Surfing, as a sport and recreation, began to take hold in Ocean Beach, and became a prominent feature of the community by the early and mid-1960's. Major surfing contests were held at the end of Newport Avenue, a number of local surfers made it to the big-time and several well-known surf shops prospered (Duke Dana for one). Shooting the OB Pier on a surfboard became a kind of rite of passage for many local young boys and men.
Gradually, Ocean Beach became more of a youth-oriented community with the significant increase in college attendance by baby boomers. Ocean Beach was a college-town without a college. Even though OB had none of its own colleges, several were close by, including Cal Western in Point Loma, San Diego State, University of San Diego, University of California at San Diego, and City College. Beginning each spring, Ocean Beach would become a favorite local beach hang-out for many of the area's youth. As in many youth beach towns, friction arose between the youth and local police. 1968 was a particularly explosive year, as there were well-known police-youth skirmishes at the beach during Easter weekend and Memorial Day weekends that year.
Beginning in 1967, and fully-blossomed a year later, Ocean Beach morphed into the Haight-Ashbury of San Diego. The community became an attraction for every hippie and wannabe hippie in the San Diego area. Initially a pariah, the hippie became accepted by many local business establishments, as commercial interests bent to accommodate the wallets and purses of the new bohemians. The Black head-shop opened on Newport Avenue; the Inbetween, a youth drop-in center was established down the block. Surfers with long, bleach-blond locks mingled with their long-haired hippie cousins, as the youth-oriented counter-culture manifested itself.

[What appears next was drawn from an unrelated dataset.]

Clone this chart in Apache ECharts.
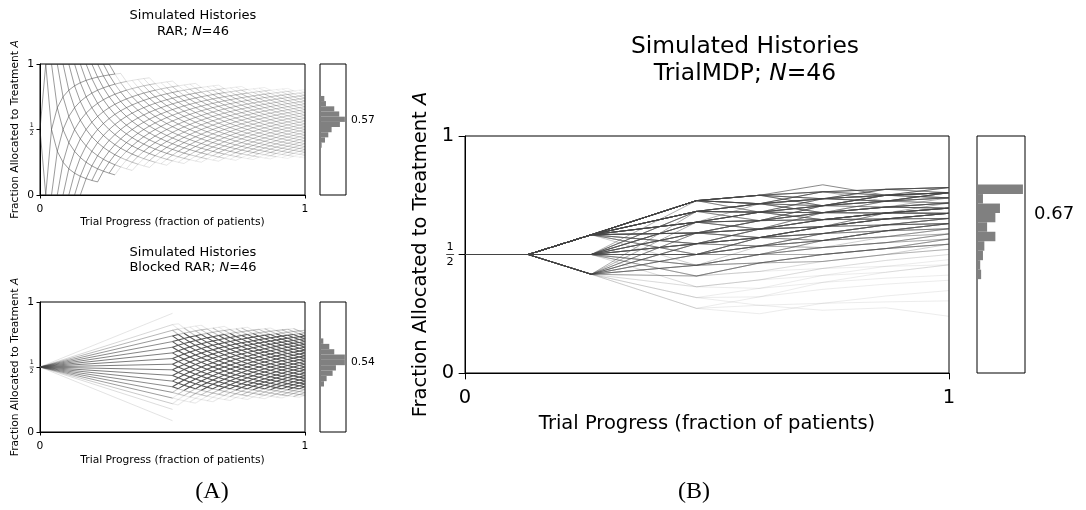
<!DOCTYPE html>
<html><head><meta charset="utf-8">
<script src="https://cdn.jsdelivr.net/npm/echarts@6/dist/echarts.min.js"></script>
<style>html,body{margin:0;padding:0;background:#fff}#c{width:1086px;height:510px}</style>
</head><body><div id="c"></div>
<script>
// ---------------- DATA ----------------
const N_PATIENTS = 46;
const xTicks = ['0', '1'];
// RAR: reachable allocation counts k (patients on A) after n patients, n = 0..46
const rarKMin = [0, 0,0,0,0,0,0,0, 1,1,1, 2,2,2, 3,3,3, 4,4,4, 5,5,5, 6,6,6, 7,7,7, 8,8,8, 9,9,9, 10,10,10, 11,11,11, 12,12,12, 13,13,13];
const rarKMax = [0, 1,2,3,4,5,6,7,8,9,10,11,12, 12,13,13,14,15,16,17,17,18,19,20,20,21,22,23,23,24,25,26,26,27,28,29,29,30,31,32,32,33,34,35,35,36,37];
const rarHistEdges = [0.36,0.40,0.44,0.479,0.519,0.558,0.598,0.638,0.677,0.717,0.756];
const rarHistCounts = [5,15,25,35,60,75,58,43,18,13];
const rarMean = 0.57;
// Blocked RAR: first block ends after 23 patients
const blkBlockN = 23;
const blkFanK = [2,4,5,6,7,8,9,10,11,12,13,14,15,16,17,18,19,21];
const blkFanW = [0.1,0.15,0.3,0.65,0.75,0.8,0.85,0.9,0.9,0.9,0.9,0.9,0.85,0.8,0.7,0.45,0.2,0.08];
const blkKMin = [5,5,6,6,6,7,7,7,8,8,8,9,9,9,10,10,10,11,11,11,12,12,12,13];       // n = 23..46
const blkKMax = [19,20,20,21,22,23,23,24,25,26,26,27,28,29,29,30,31,32,32,33,34,35,35,36]; // n = 23..46
const blkHistEdges = [0.35,0.391,0.432,0.473,0.514,0.555,0.596,0.637,0.678,0.72];
const blkHistCounts = [12,20,38,48,75,75,43,28,10];
const blkMean = 0.54;
// TrialMDP: patients on A at n = 12, 22, 28, 34, 40, 46 (3 of the first 6 always)
const mdpCheckN = [0, 6, 12, 22, 28, 34, 40, 46];
const mdpFirstK = 3;
const mdpPathsDark = [
 [7,16,21,26,31,36],[7,16,21,24,30,35],[7,16,21,25,29,35],[7,16,21,27,30,34],[7,16,20,26,31,36],
 [7,16,20,25,31,35],[7,16,21,25,31,36],[7,16,20,24,30,35],[7,15,20,25,30,35],[7,15,20,26,30,36],
 [7,15,19,25,29,35],[7,14,19,24,29,35]
];
const mdpPathsMid = [
 [7,16,20,23,28,34],[7,16,19,25,30,36],[7,16,19,23,29,33],[7,16,21,26,29,33],[7,15,19,24,30,34],
 [7,15,18,24,29,34],[7,15,18,22,27,32],[7,15,20,24,28,33],[7,15,19,23,28,32],[7,14,18,23,28,33],
 [7,14,18,24,30,34],[7,14,17,22,27,31],[7,14,17,21,27,32],[7,14,19,23,27,31],[7,13,18,23,29,34],
 [7,13,17,22,27,32],[6,14,19,24,29,34],[6,14,18,23,28,33],[6,13,18,23,28,33],[6,13,17,22,27,32],
 [6,13,18,24,29,35],[6,12,17,22,27,32],[6,12,16,21,26,31],[6,15,20,25,30,35],[6,15,19,24,30,35],
 [6,16,21,26,30,35],[6,14,20,25,30,35],[5,12,17,22,27,32],[5,13,18,23,28,33],[5,13,17,22,27,31],
 [5,14,19,24,29,34],[5,15,20,25,30,35],[7,13,17,21,26,30],[7,13,16,21,26,31],[7,12,16,21,26,31],
 [6,11,16,21,26,31],[5,12,16,21,26,31],
 [7,15,19,22,27,33],[7,14,18,22,26,31],[7,14,17,23,28,32],[7,13,17,21,27,31],[6,13,16,21,26,30],
 [6,12,17,21,25,29],[6,12,15,20,25,29],[6,11,16,20,24,29],[6,13,17,23,28,32],[5,12,16,20,25,29],
 [5,11,16,21,25,30],[7,15,20,23,27,32],[7,16,20,23,27,31],[7,16,21,24,28,32],[6,14,19,22,27,32],
 [6,15,19,23,27,32],[7,14,19,22,26,30],[6,14,18,22,26,31]
];
const mdpPathsLight = [
 [7,13,16,20,24,29],[7,13,18,22,26,31],[7,12,16,20,24,28],[7,12,15,19,24,29],[7,12,17,21,25,30],
 [7,11,15,19,23,27],[7,11,14,18,23,28],[7,11,15,20,25,30],[6,12,16,20,25,30],[6,12,15,19,24,29],
 [6,11,15,20,25,30],[6,11,15,19,24,29],[6,11,14,19,23,28],[6,11,14,18,22,27],[6,10,14,19,24,28],
 [5,11,15,20,25,30],[5,11,16,20,25,29],[5,11,15,19,24,28],[5,10,14,19,24,29],[5,10,15,19,24,29],
 [7,10,13,17,21,25],[6,10,14,18,22,26],[6,10,13,17,21,25],[5,10,14,18,22,27],[5,9,13,17,21,26],
 [6,9,13,17,21,26],
 [7,12,16,19,23,27],[7,11,15,18,22,26],[6,11,15,18,22,27],[6,10,14,17,21,26],[5,10,14,17,21,25],
 [5,9,13,16,20,25],[6,12,16,19,23,28],[7,13,16,19,24,28],[5,10,13,17,21,25],[6,9,13,16,20,24]
];
const mdpPathsFaint = [
 [6,9,12,16,20,24],[6,9,12,15,19,23],[6,8,11,14,18,22],[6,8,11,15,18,21],[5,9,12,16,20,24],
 [5,8,11,15,19,23],[5,8,10,14,17,21],[5,7,10,13,16,19],[5,7,9,12,15,18],[5,6,7,10,13,16],
 [5,6,8,10,12,14],[5,7,8,9,11,11],[5,6,9,13,17,21]
];
const mdpHistEdges = [0.396,0.436,0.476,0.516,0.556,0.596,0.636,0.675,0.715,0.755,0.795];
const mdpHistCounts = [9,7,13,16,40,22,40,50,13,100];
const mdpMean = 0.67;

// ---------------- BUILD ----------------
const FONT = 'DejaVu Sans';
const fracOf = (n, k) => n === 0 ? 0.5 : k / n;
const xOf = n => n / N_PATIENTS;

function latticeEdges(nStart, kMinArr, kMaxArr, alphaFn) {
  const out = [];
  for (let i = 0; i < kMinArr.length - 1; i++) {
    const n = nStart + i;
    for (let k = kMinArr[i]; k <= kMaxArr[i]; k++) {
      for (const dk of [0, 1]) {
        const k2 = k + dk;
        if (k2 < kMinArr[i + 1] || k2 > kMaxArr[i + 1] || k2 > n + 1) continue;
        out.push({ coords: [[xOf(n), fracOf(n, k)], [xOf(n + 1), fracOf(n + 1, k2)]],
          lineStyle: { opacity: alphaFn(n, k, i, k2) } });
      }
    }
  }
  return out;
}
const rarEdges = latticeEdges(0, rarKMin, rarKMax, (n, k, i) => {
  const base = n < 14 ? 0.62 : 0.62 - 0.34 * (n - 14) / 32;
  if (n <= 12) return base;
  const d = Math.min(k - rarKMin[i], rarKMax[i] - k);
  return base * (d === 0 ? 0.3 : d === 1 ? 0.65 : 1);
});
const blkEdges = latticeEdges(blkBlockN, blkKMin, blkKMax, (n, k, i, k2) => {
  const f = (fracOf(n, k) + fracOf(n + 1, k2)) / 2;
  if (f >= 0.33 && f <= 0.75) return 1;
  if (f >= 0.28 && f <= 0.79) return 0.35;
  return 0.12;
});
const blkFan = blkFanK.map((k, i) => ({ coords: [[0, 0.5], [xOf(blkBlockN), fracOf(blkBlockN, k)]],
  lineStyle: { opacity: 0.1 + 0.8 * blkFanW[i] } }));
function mdpGroup(paths, alpha) {
  return paths.map(ks => ({
    coords: [[0, 0.5], [xOf(mdpCheckN[1]), fracOf(mdpCheckN[1], mdpFirstK)]]
      .concat(ks.map((k, j) => [xOf(mdpCheckN[j + 2]), fracOf(mdpCheckN[j + 2], k)])),
    lineStyle: { opacity: alpha } }));
}
const mdpLines = [].concat(mdpGroup(mdpPathsFaint, 0.12), mdpGroup(mdpPathsLight, 0.3),
  mdpGroup(mdpPathsMid, 0.5), mdpGroup(mdpPathsDark, 0.75));

function histData(edges, counts) { return counts.map((c, i) => [edges[i], edges[i + 1], c]); }

const L = [
  { grid: { left: 40, top: 64, width: 265, height: 131 }, hist: { left: 320, top: 64, width: 26, height: 131 }, s: 1 },
  { grid: { left: 40, top: 302, width: 265, height: 130 }, hist: { left: 320, top: 302, width: 26, height: 130 }, s: 1 },
  { grid: { left: 465, top: 136, width: 484, height: 237 }, hist: { left: 977, top: 136, width: 48, height: 237 }, s: 1.82 }
];
const grids = [], xAxes = [], yAxes = [];
const means = [rarMean, blkMean, mdpMean];
const hcounts = [rarHistCounts, blkHistCounts, mdpHistCounts];
L.forEach((p, i) => {
  const s = p.s;
  const fs = 10.7 * s;
  const frs = 6.2 * s;
  grids.push(Object.assign({ show: true, borderColor: '#000', borderWidth: 1, backgroundColor: 'transparent' }, p.grid));
  grids.push(Object.assign({ show: true, borderColor: '#000', borderWidth: 1, backgroundColor: 'transparent' }, p.hist));
  xAxes.push({ gridIndex: 2 * i, type: 'value', min: 0, max: 1, interval: 1,
    axisLine: { show: true, lineStyle: { color: '#000', width: 1 } },
    axisTick: { show: true, length: 3.5 * s, lineStyle: { color: '#000', width: 1 } },
    splitLine: { show: false },
    axisLabel: { fontFamily: FONT, fontSize: fs, color: '#000', margin: 8.5 * s, formatter: v => xTicks[v] } });
  xAxes.push({ gridIndex: 2 * i + 1, type: 'value', min: 0, max: Math.max(...hcounts[i]) * 1.045, show: false });
  yAxes.push({ gridIndex: 2 * i, type: 'value', min: 0, max: 1, interval: 0.5,
    axisLine: { show: true, lineStyle: { color: '#000', width: 1 } },
    axisTick: { show: true, length: 3.5 * s, lineStyle: { color: '#000', width: 1 } },
    splitLine: { show: false },
    axisLabel: { fontFamily: FONT, fontSize: fs, color: '#000', margin: 6 * s,
      formatter: v => v === 0.5 ? '{n|1}\n{b|}\n{d|2}' : (v === 0 ? '0' : '1'),
      rich: { n: { fontFamily: FONT, fontSize: frs, lineHeight: frs * 1.05, color: '#000', align: 'center' },
              b: { width: frs * 0.7, height: Math.max(0.6, 0.4 * s), lineHeight: 2 * s, backgroundColor: '#000', align: 'center' },
              d: { fontFamily: FONT, fontSize: frs, lineHeight: frs * 1.05, color: '#000', align: 'center' } } } });
  yAxes.push({ gridIndex: 2 * i + 1, type: 'value', min: 0, max: 1, position: 'right',
    axisLine: { show: false }, splitLine: { show: false },
    axisTick: { show: true, customValues: [means[i]], length: 3.5 * s, lineStyle: { color: '#000', width: 1 } },
    axisLabel: { show: true, customValues: [means[i]], fontFamily: FONT, fontSize: i === 2 ? 18 : fs, color: '#000',
      margin: 5 * s, formatter: v => v.toFixed(2) } });
});

const linesBase = { type: 'lines', coordinateSystem: 'cartesian2d', large: false, silent: true, animation: false,
  polyline: false, lineStyle: { color: '#333', width: 0.8 }, z: 3 };
const histBase = (xi, data) => ({ type: 'custom', xAxisIndex: xi, yAxisIndex: xi, silent: true, animation: false, z: 3,
  data, renderItem: (params, api) => {
    const p0 = api.coord([0, api.value(1)]);
    const p1 = api.coord([api.value(2), api.value(0)]);
    return { type: 'rect', shape: { x: p0[0], y: p0[1], width: p1[0] - p0[0], height: p1[1] - p0[1] },
      style: { fill: '#808080' } };
  } });

const series = [
  Object.assign({}, linesBase, { xAxisIndex: 0, yAxisIndex: 0, data: rarEdges }),
  histBase(1, histData(rarHistEdges, rarHistCounts)),
  Object.assign({}, linesBase, { xAxisIndex: 2, yAxisIndex: 2, data: blkFan, lineStyle: { color: '#444', width: 0.85 } }),
  Object.assign({}, linesBase, { xAxisIndex: 2, yAxisIndex: 2, data: blkEdges, lineStyle: { color: '#555', width: 1.05 } }),
  histBase(3, histData(blkHistEdges, blkHistCounts)),
  Object.assign({}, linesBase, { xAxisIndex: 4, yAxisIndex: 4, polyline: true, data: mdpLines,
    lineStyle: { color: '#444', width: 0.85 } }),
  histBase(5, histData(mdpHistEdges, mdpHistCounts))
];

function txt(x, y, text, size, extra) {
  const st = Object.assign({ text, fontSize: size, fontFamily: FONT, fill: '#000',
    align: 'center', textAlign: 'center', verticalAlign: 'middle', textVerticalAlign: 'middle',
    rich: { i: { fontSize: size, fontFamily: FONT, fontStyle: 'italic', fill: '#000' } } }, extra && extra.style);
  return Object.assign({ type: 'text', x, y, style: st, silent: true }, extra && extra.el);
}
const rot = { el: { rotation: Math.PI / 2 } };
const graphic = [
  txt(193, 16, 'Simulated Histories', 13),
  txt(193, 32, 'RAR; {i|N}=46', 13),
  txt(172.5, 222, 'Trial Progress (fraction of patients)', 10.7),
  txt(15, 129.5, 'Fraction Allocated to Treatment {i|A}', 10.7, rot),
  txt(193, 253, 'Simulated Histories', 13),
  txt(193, 268, 'Blocked RAR; {i|N}=46', 13),
  txt(172.5, 460, 'Trial Progress (fraction of patients)', 10.7),
  txt(15, 367, 'Fraction Allocated to Treatment {i|A}', 10.7, rot),
  txt(745, 47, 'Simulated Histories', 23.4),
  txt(745, 74, 'TrialMDP; {i|N}=46', 23.4),
  txt(707, 424, 'Trial Progress (fraction of patients)', 19.5),
  txt(421, 254.5, 'Fraction Allocated to Treatment {i|A}', 19.5, rot),
  txt(212, 492, '(A)', 24, { style: { fontFamily: 'Liberation Serif' } }),
  txt(694, 492, '(B)', 24, { style: { fontFamily: 'Liberation Serif' } })
];

const chart = echarts.init(document.getElementById('c'), null, { renderer: 'canvas' });
chart.setOption({ animation: false, backgroundColor: '#fff', textStyle: { fontFamily: FONT },
  grid: grids, xAxis: xAxes, yAxis: yAxes, series, graphic });
</script></body></html>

Alternative newspapers also blossomed, first with the OB Liberator, and then with the OB Rag, which was published from 1970-1975. Soon to follow was an organic food store on Voltaire Street, and eventually other institutions and facilities that catered to the alternative lifestyles.
Beginning in the early 1970s, local development and land-interests pressed for the development of Ocean Beach's ocean front, with plans for tourist-oriented resorts, hotels and a marina outlined in the Ocean Beach Precise Plan. However, by the mid-part of the decade, opposition to the Precise Plan jelled and groups such as the OB Community Planning Group, the Merchants Association and the Town Council coalesced and successfully lobbied the City Council to authorize a direct election of the OB Planning Board. This election took place in 1976, and the first democratically elected planning committee in the history of the State of California was established. With the passage of a thirty foot height limit in 1972, and the re-writing of the Precise Plan, the commercial assault on the waterfront was defeated.